With ancestry spanning over a century in the Midwest, local man Jason Dutton is proud to see the roots of Geraldton’s maritime history firmly entwined in his family tree.
A self-confessed history buff, Jason can trace his Geraldton lineage all the way back to 1860.
There to witness the early stages of the region’s maritime, fishing and crayfish industries, the Dutton family also played a major part in establishing the beginnings of Geraldton Port.
Three generations of the Dutton line have worked on the berths, beginning with Jason’s grandfather.
“My grandfather Hugh Dutton (MM) was in shipping between his combat service in both world wars,” he said.
“After he got back from WW1 he worked as a Lumper, which is what Stevedores were called in those days, and loaded ships from the old Railway Jetty before the Port was even built.
“He then started working at the new Port when the first 2 berths were constructed in the 1930s and later berth 3, where he worked continuously until the outbreak of WW2.
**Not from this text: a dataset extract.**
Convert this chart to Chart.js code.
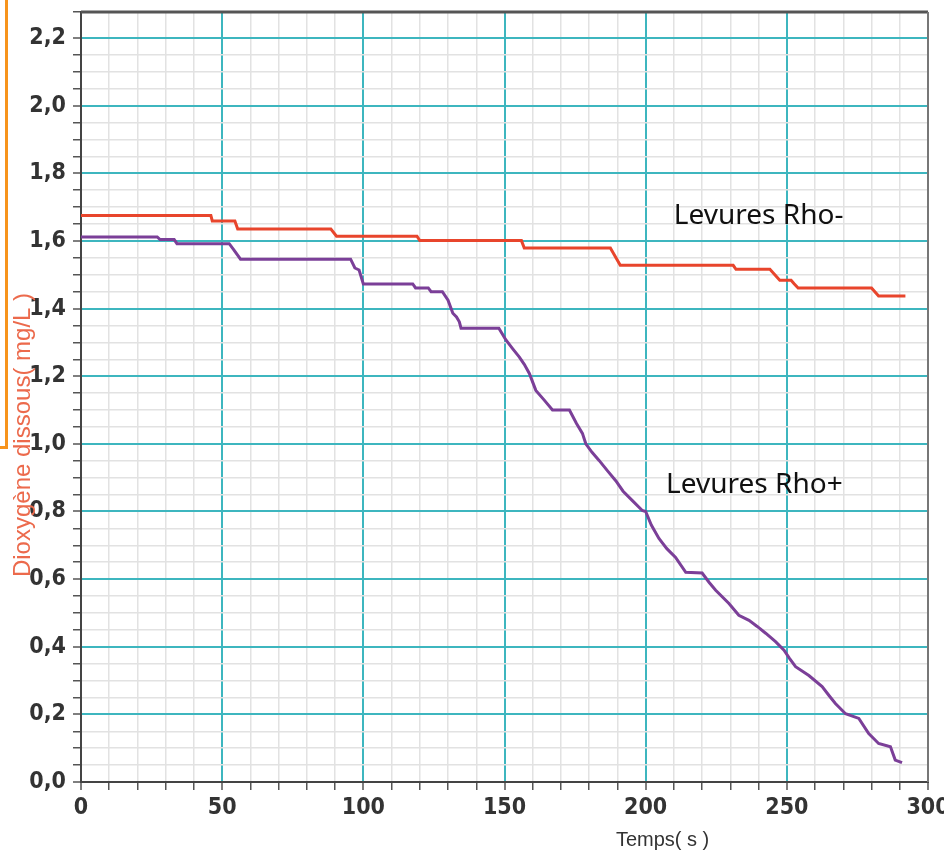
<!DOCTYPE html>
<html lang="fr">
<head>
<meta charset="UTF-8">
<title>Dioxygène dissous - Levures Rho+ / Rho-</title>
<script src="https://cdn.jsdelivr.net/npm/chart.js@4.4.1/dist/chart.umd.min.js"></script>
<style>
    body { margin: 0; background: #fff; }
    .cadre { position: relative; width: 944px; height: 853px; overflow: hidden; }
    .trait-orange {
        position: absolute; left: -10px; top: -10px; width: 15px; height: 456px;
        border-right: 3px solid #f7941d; border-bottom: 3px solid #f7941d;
    }
</style>
</head>
<body>
<div class="cadre">
    <canvas id="graphO2" width="944" height="853"></canvas>
    <div class="trait-orange"></div>
</div>
<script>
const tempsRhoMoins = [0, 46, 46.5, 54.5, 55.5, 88.5, 90.5, 119, 120, 156, 157, 187.5, 191, 231, 232, 244, 247.5, 251.5, 252.5, 254, 280, 282.5, 292];
const o2RhoMoins = [1.675, 1.675, 1.659, 1.659, 1.635, 1.635, 1.614, 1.614, 1.601, 1.601, 1.579, 1.579, 1.528, 1.528, 1.516, 1.516, 1.484, 1.484, 1.474, 1.461, 1.461, 1.437, 1.437];

const tempsRhoPlus = [0, 27, 28, 33, 34, 52.5, 54, 56.5, 95.5, 97, 98.5, 100, 117.5, 118.5, 123, 124, 128, 130, 131.7, 133, 134, 134.6, 148,
    150.5, 153, 155.2, 157, 158.8, 161.1, 164, 167, 173, 175.5, 177.6, 178.8, 181, 183.5, 186.5, 189.4, 192, 195.3, 198.8, 200,
    202, 204.7, 207.5, 210.6, 214.2, 220, 222.5, 224.8, 229.5, 233, 236.6, 239.5, 242.5, 246, 249, 251, 253.1, 257.8, 262.5,
    265, 267.2, 270.8, 275.5, 279, 282.5, 286.7, 288.4, 290.8];
const o2RhoPlus = [1.612, 1.612, 1.604, 1.604, 1.592, 1.592, 1.575, 1.546, 1.546, 1.52, 1.514, 1.473, 1.473, 1.461, 1.461, 1.45, 1.45, 1.425, 1.386, 1.375, 1.361, 1.342, 1.342,
    1.307, 1.28, 1.257, 1.235, 1.208, 1.158, 1.13, 1.1, 1.1, 1.06, 1.031, 1.0, 0.975, 0.951, 0.92, 0.891, 0.86, 0.832, 0.803, 0.8,
    0.76, 0.72, 0.69, 0.664, 0.62, 0.618, 0.59, 0.567, 0.528, 0.493, 0.478, 0.46, 0.44, 0.415, 0.39, 0.365, 0.341, 0.315, 0.282,
    0.255, 0.232, 0.202, 0.188, 0.143, 0.114, 0.104, 0.065, 0.057];

const ticksTemps = [0, 50, 100, 150, 200, 250, 300];
const ticksO2 = [0, 0.2, 0.4, 0.6, 0.8, 1.0, 1.2, 1.4, 1.6, 1.8, 2.0, 2.2];

// 2. STYLES
const TURQUOISE = '#3db6bf';
const GRIS_CLAIR = '#e2e2e2';
const POLICE_TICKS = { family: "'Liberation Sans Narrow', 'DejaVu Sans Condensed', Arial, sans-serif", size: 23, weight: 'bold' };

function estMajeur(valeur, liste) {
    return liste.some(t => Math.abs(t - valeur) < 1e-6);
}

function versPoints(xs, ys) {
    return xs.map((x, i) => ({ x: x, y: ys[i] }));
}

// 3. TEXTES ET CADRE (titres, étiquettes des courbes)
const pluginTextes = {
    id: 'textes',
    afterDraw(chart) {
        const ctx = chart.ctx;
        const zone = chart.chartArea;
        const sx = chart.scales.x;
        const sy = chart.scales.y;

        // cadre haut et droite
        ctx.save();
        ctx.strokeStyle = '#555';
        ctx.lineWidth = 3;
        ctx.beginPath();
        ctx.moveTo(zone.left, zone.top);
        ctx.lineTo(zone.right, zone.top);
        ctx.stroke();
        ctx.strokeStyle = '#777';
        ctx.lineWidth = 2;
        ctx.beginPath();
        ctx.moveTo(zone.right, zone.top);
        ctx.lineTo(zone.right, zone.bottom);
        ctx.stroke();

        // titre axe Y
        ctx.fillStyle = '#ec6a4c';
        ctx.font = "24px 'Liberation Sans', Arial, sans-serif";
        ctx.textAlign = 'center';
        ctx.textBaseline = 'middle';
        ctx.translate(23, 435);
        ctx.rotate(-Math.PI / 2);
        ctx.fillText('Dioxygène dissous( mg/L )', 0, 0);
        ctx.restore();

        // titre axe X
        ctx.save();
        ctx.fillStyle = '#333';
        ctx.font = "20px 'Liberation Sans', Arial, sans-serif";
        ctx.textAlign = 'center';
        ctx.textBaseline = 'middle';
        ctx.fillText('Temps( s )', sx.getPixelForValue(206), 840);

        // étiquettes des courbes
        ctx.fillStyle = '#111';
        ctx.font = "28px 'Noto Sans', sans-serif";
        ctx.textBaseline = 'alphabetic';
        ctx.fillText('Levures Rho-', sx.getPixelForValue(240), sy.getPixelForValue(1.649));
        ctx.fillText('Levures Rho+', sx.getPixelForValue(238.5), sy.getPixelForValue(0.855));
        ctx.restore();
    }
};

// 4. GRAPHIQUE
new Chart(document.getElementById('graphO2'), {
    type: 'line',
    data: {
        datasets: [
            {
                label: 'Levures Rho+',
                data: versPoints(tempsRhoPlus, o2RhoPlus),
                borderColor: '#7b3f98',
                borderWidth: 3,
                pointRadius: 0,
                tension: 0
            },
            {
                label: 'Levures Rho-',
                data: versPoints(tempsRhoMoins, o2RhoMoins),
                borderColor: '#e8452c',
                borderWidth: 3,
                pointRadius: 0,
                tension: 0
            }
        ]
    },
    options: {
        responsive: false,
        animation: false,
        layout: { padding: { top: 12, right: 16, left: 0, bottom: 0 } },
        plugins: { legend: { display: false }, tooltip: { enabled: false } },
        scales: {
            x: {
                type: 'linear',
                min: 0,
                max: 300,
                afterFit: (scale) => {
                    scale.height = 71;
                    scale.paddingLeft = 0;
                    scale.paddingRight = 0;
                },
                ticks: {
                    stepSize: 10,
                    autoSkip: false,
                    maxRotation: 0,
                    padding: 4,
                    color: '#333',
                    font: POLICE_TICKS,
                    callback: (v) => estMajeur(v, ticksTemps) ? String(v) : ''
                },
                grid: {
                    color: (c) => estMajeur(c.tick.value, ticksTemps) ? TURQUOISE : GRIS_CLAIR,
                    lineWidth: (c) => estMajeur(c.tick.value, ticksTemps) ? 2 : 1.5,
                    tickColor: '#555',
                    tickLength: 8,
                    tickWidth: 1.5
                },
                border: { color: '#444', width: 2 }
            },
            y: {
                min: 0,
                max: 2.277,
                afterFit: (scale) => {
                    scale.width = 81;
                    scale.paddingTop = 0;
                    scale.paddingBottom = 0;
                },
                ticks: {
                    stepSize: 0.05,
                    autoSkip: false,
                    maxTicksLimit: 100,
                    padding: 7,
                    color: '#333',
                    font: POLICE_TICKS,
                    callback: (v) => estMajeur(v, ticksO2) ? v.toFixed(1).replace('.', ',') : ''
                },
                grid: {
                    color: (c) => estMajeur(c.tick.value, ticksO2) ? TURQUOISE : GRIS_CLAIR,
                    lineWidth: (c) => estMajeur(c.tick.value, ticksO2) ? 2 : 1.5,
                    tickColor: '#555',
                    tickLength: 8,
                    tickWidth: 1.5
                },
                border: { color: '#444', width: 2 }
            }
        }
    },
    plugins: [pluginTextes]
});
</script>
</body>
</html>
“He then served in WW2 and was killed in action in 1942 while fighting in New Guinea.”
Hugh’s son, Alan Dutton, followed in his father’s footsteps and began his career at the Port in 1950.
From humble beginnings as an apprentice mechanic, Alan went on to become one of the inaugural Founding Board Members of the Geraldton Port Authority.
He worked at the Port for four decades, with 20 of those years spent on the Board.
During this time Alan also went on to complete his national service - remaining in the armed forces for two years.
But such was his love for his home town, Alan returned soon after to resume life in Geraldton, despite being offered a promotion to become a second lieutenant.
Jason said his father’s true love had always been the Port.
“My father Alan was a great man who cared very much for other people, his community and his beloved Port,” he said.
“It was the hard work and vision of people like my dad and grandfather that laid the incredibly strong foundations that remain today.”
Jason continued this legacy when in 2013 he began working in one of the Port’s Operational Crews at the Bulk Handling Facility.
In his spare time, Jason continued to delve in to his genealogy and began tracing the origins of the other side of his family.
This is when Jason discovered an even greater tie to the region’s aquaculture industry.
“It turns out my great grandfather Carl Newman was one of the pioneer rock lobster fisherman off the Geraldton coast and the Southern Group of the Abrolhos islands,” he said.
Jason also discovered further links to the armed forces – uncovering the tale of how his great grandfather would ferry sailors to and from war ships during shore leave.
“My great grandfather was the last man to ferry the sailors from the HMAS Sydney II when she came to Geraldton,” he said.
“It was only a short time later that she was sunk while in battle with the HSK Kormoran off Shark Bay.
“To this day this story is told when they do tours of the HMAS Sydney II memorial site.”